**Given data**:
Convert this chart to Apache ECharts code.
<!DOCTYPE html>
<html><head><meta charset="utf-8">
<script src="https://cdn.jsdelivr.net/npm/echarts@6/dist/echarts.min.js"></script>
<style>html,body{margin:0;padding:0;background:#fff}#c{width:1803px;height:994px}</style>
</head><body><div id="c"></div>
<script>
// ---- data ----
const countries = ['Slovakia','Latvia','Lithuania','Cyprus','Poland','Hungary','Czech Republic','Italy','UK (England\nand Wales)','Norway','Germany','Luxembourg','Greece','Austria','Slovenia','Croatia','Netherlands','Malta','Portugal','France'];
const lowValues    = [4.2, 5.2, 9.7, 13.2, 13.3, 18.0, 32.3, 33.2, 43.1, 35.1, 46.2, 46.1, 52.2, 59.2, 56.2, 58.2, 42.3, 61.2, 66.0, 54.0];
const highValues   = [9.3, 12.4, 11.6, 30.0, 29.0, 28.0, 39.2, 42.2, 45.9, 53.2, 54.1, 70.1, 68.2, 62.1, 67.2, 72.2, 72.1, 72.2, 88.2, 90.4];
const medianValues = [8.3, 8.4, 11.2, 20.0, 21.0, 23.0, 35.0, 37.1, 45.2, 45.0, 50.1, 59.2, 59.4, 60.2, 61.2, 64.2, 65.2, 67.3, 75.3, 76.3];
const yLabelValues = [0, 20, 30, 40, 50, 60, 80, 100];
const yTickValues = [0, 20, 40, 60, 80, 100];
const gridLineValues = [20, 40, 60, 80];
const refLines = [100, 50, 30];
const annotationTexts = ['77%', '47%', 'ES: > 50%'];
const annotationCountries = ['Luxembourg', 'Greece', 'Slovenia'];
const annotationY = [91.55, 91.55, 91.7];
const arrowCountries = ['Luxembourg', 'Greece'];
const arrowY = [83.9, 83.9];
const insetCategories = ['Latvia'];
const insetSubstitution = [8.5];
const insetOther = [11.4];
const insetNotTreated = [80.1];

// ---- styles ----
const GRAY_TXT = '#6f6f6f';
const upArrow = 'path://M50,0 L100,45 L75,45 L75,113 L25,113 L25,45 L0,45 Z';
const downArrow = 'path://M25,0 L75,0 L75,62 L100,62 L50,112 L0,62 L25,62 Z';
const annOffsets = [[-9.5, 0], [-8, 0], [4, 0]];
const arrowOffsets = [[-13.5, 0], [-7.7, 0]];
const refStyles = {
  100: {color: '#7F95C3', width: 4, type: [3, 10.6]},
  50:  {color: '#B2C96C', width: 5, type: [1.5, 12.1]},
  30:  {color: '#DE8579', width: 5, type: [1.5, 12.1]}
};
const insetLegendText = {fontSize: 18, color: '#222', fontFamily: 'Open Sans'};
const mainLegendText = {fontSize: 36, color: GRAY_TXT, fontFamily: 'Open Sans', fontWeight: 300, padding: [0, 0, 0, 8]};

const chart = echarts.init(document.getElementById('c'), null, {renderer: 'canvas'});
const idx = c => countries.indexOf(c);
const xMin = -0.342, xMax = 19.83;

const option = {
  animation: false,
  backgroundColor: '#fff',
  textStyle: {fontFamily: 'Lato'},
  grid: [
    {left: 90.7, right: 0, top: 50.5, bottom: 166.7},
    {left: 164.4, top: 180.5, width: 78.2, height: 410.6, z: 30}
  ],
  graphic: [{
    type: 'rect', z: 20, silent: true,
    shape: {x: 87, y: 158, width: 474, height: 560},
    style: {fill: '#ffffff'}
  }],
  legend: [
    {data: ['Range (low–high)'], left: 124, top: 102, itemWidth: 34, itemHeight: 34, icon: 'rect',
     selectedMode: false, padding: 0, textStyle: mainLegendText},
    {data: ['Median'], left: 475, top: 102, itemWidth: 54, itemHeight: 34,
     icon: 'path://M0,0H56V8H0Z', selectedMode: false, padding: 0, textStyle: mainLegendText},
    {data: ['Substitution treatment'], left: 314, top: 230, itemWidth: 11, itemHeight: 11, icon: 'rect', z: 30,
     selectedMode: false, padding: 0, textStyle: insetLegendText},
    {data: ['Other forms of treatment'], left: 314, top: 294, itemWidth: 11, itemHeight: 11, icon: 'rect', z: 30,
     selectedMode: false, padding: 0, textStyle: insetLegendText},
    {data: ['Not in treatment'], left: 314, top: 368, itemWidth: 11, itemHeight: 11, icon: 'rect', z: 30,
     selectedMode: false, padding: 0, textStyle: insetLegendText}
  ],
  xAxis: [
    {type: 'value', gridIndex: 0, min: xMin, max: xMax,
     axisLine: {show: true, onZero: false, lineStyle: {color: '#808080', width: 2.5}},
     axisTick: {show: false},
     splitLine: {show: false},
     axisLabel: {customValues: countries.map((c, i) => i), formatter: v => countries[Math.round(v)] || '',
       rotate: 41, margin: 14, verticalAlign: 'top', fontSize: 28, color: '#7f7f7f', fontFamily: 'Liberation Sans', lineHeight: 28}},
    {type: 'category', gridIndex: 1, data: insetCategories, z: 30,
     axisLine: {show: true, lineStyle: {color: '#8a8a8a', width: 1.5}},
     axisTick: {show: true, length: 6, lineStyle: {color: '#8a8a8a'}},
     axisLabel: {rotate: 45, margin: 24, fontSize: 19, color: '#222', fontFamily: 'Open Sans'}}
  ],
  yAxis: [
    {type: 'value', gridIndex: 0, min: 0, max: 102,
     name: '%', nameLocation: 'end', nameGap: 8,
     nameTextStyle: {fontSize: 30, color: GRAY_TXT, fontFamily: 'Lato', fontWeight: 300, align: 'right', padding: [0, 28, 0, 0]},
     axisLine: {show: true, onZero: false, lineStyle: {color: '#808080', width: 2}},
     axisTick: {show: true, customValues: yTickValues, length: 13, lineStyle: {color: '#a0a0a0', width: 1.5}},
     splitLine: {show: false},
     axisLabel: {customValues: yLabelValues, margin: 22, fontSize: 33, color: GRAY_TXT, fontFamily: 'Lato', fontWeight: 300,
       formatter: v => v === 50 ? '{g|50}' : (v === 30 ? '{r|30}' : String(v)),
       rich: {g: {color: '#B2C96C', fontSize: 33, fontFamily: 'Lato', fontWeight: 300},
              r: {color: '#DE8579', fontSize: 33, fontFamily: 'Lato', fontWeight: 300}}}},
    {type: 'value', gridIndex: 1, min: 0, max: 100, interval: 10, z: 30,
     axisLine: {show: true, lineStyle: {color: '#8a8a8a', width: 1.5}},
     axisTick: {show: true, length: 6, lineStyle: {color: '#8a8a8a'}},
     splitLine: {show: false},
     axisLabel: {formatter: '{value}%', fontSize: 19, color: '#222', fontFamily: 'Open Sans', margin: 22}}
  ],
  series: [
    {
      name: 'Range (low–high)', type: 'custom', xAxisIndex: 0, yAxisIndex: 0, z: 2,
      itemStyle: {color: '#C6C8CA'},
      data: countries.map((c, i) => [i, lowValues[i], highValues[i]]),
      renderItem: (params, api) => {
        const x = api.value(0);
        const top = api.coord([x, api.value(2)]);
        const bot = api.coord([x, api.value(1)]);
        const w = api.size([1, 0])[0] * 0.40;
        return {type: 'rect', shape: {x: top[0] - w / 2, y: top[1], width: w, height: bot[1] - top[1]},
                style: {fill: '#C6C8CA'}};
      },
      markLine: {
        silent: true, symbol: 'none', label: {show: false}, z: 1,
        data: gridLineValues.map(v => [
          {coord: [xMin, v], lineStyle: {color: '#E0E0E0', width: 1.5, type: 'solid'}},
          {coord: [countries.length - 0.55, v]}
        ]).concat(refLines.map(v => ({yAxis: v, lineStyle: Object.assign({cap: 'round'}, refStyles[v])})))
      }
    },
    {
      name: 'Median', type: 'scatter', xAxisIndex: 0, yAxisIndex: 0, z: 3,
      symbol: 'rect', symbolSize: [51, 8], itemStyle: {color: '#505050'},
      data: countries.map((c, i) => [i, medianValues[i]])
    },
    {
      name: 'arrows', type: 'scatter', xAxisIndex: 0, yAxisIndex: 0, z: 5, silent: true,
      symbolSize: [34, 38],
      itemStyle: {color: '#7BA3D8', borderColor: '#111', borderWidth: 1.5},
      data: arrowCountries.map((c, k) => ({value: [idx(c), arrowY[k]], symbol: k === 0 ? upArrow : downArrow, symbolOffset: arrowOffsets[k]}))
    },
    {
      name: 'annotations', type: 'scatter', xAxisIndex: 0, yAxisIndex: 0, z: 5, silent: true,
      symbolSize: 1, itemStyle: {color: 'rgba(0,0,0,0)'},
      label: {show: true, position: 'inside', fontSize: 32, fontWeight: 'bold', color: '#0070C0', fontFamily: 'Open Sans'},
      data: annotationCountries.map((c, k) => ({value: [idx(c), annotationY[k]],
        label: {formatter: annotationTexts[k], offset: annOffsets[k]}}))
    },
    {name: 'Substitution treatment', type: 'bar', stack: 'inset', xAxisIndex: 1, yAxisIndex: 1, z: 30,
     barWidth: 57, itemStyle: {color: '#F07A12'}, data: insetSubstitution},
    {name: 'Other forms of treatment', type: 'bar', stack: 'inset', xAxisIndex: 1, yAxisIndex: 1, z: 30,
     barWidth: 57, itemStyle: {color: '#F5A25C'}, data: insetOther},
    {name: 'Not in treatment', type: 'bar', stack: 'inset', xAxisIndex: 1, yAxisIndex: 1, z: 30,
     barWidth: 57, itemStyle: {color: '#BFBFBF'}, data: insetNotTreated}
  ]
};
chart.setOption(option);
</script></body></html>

**The exercise**: Everything from the first line through the line containing "const insetNotTreated = [80.1];" should be quoted exactly, and nothing beyond it.

**Response to this task**:
Convert this chart to Apache ECharts code.
<!DOCTYPE html>
<html><head><meta charset="utf-8">
<script src="https://cdn.jsdelivr.net/npm/echarts@6/dist/echarts.min.js"></script>
<style>html,body{margin:0;padding:0;background:#fff}#c{width:1803px;height:994px}</style>
</head><body><div id="c"></div>
<script>
// ---- data ----
const countries = ['Slovakia','Latvia','Lithuania','Cyprus','Poland','Hungary','Czech Republic','Italy','UK (England\nand Wales)','Norway','Germany','Luxembourg','Greece','Austria','Slovenia','Croatia','Netherlands','Malta','Portugal','France'];
const lowValues    = [4.2, 5.2, 9.7, 13.2, 13.3, 18.0, 32.3, 33.2, 43.1, 35.1, 46.2, 46.1, 52.2, 59.2, 56.2, 58.2, 42.3, 61.2, 66.0, 54.0];
const highValues   = [9.3, 12.4, 11.6, 30.0, 29.0, 28.0, 39.2, 42.2, 45.9, 53.2, 54.1, 70.1, 68.2, 62.1, 67.2, 72.2, 72.1, 72.2, 88.2, 90.4];
const medianValues = [8.3, 8.4, 11.2, 20.0, 21.0, 23.0, 35.0, 37.1, 45.2, 45.0, 50.1, 59.2, 59.4, 60.2, 61.2, 64.2, 65.2, 67.3, 75.3, 76.3];
const yLabelValues = [0, 20, 30, 40, 50, 60, 80, 100];
const yTickValues = [0, 20, 40, 60, 80, 100];
const gridLineValues = [20, 40, 60, 80];
const refLines = [100, 50, 30];
const annotationTexts = ['77%', '47%', 'ES: > 50%'];
const annotationCountries = ['Luxembourg', 'Greece', 'Slovenia'];
const annotationY = [91.55, 91.55, 91.7];
const arrowCountries = ['Luxembourg', 'Greece'];
const arrowY = [83.9, 83.9];
const insetCategories = ['Latvia'];
const insetSubstitution = [8.5];
const insetOther = [11.4];
const insetNotTreated = [80.1];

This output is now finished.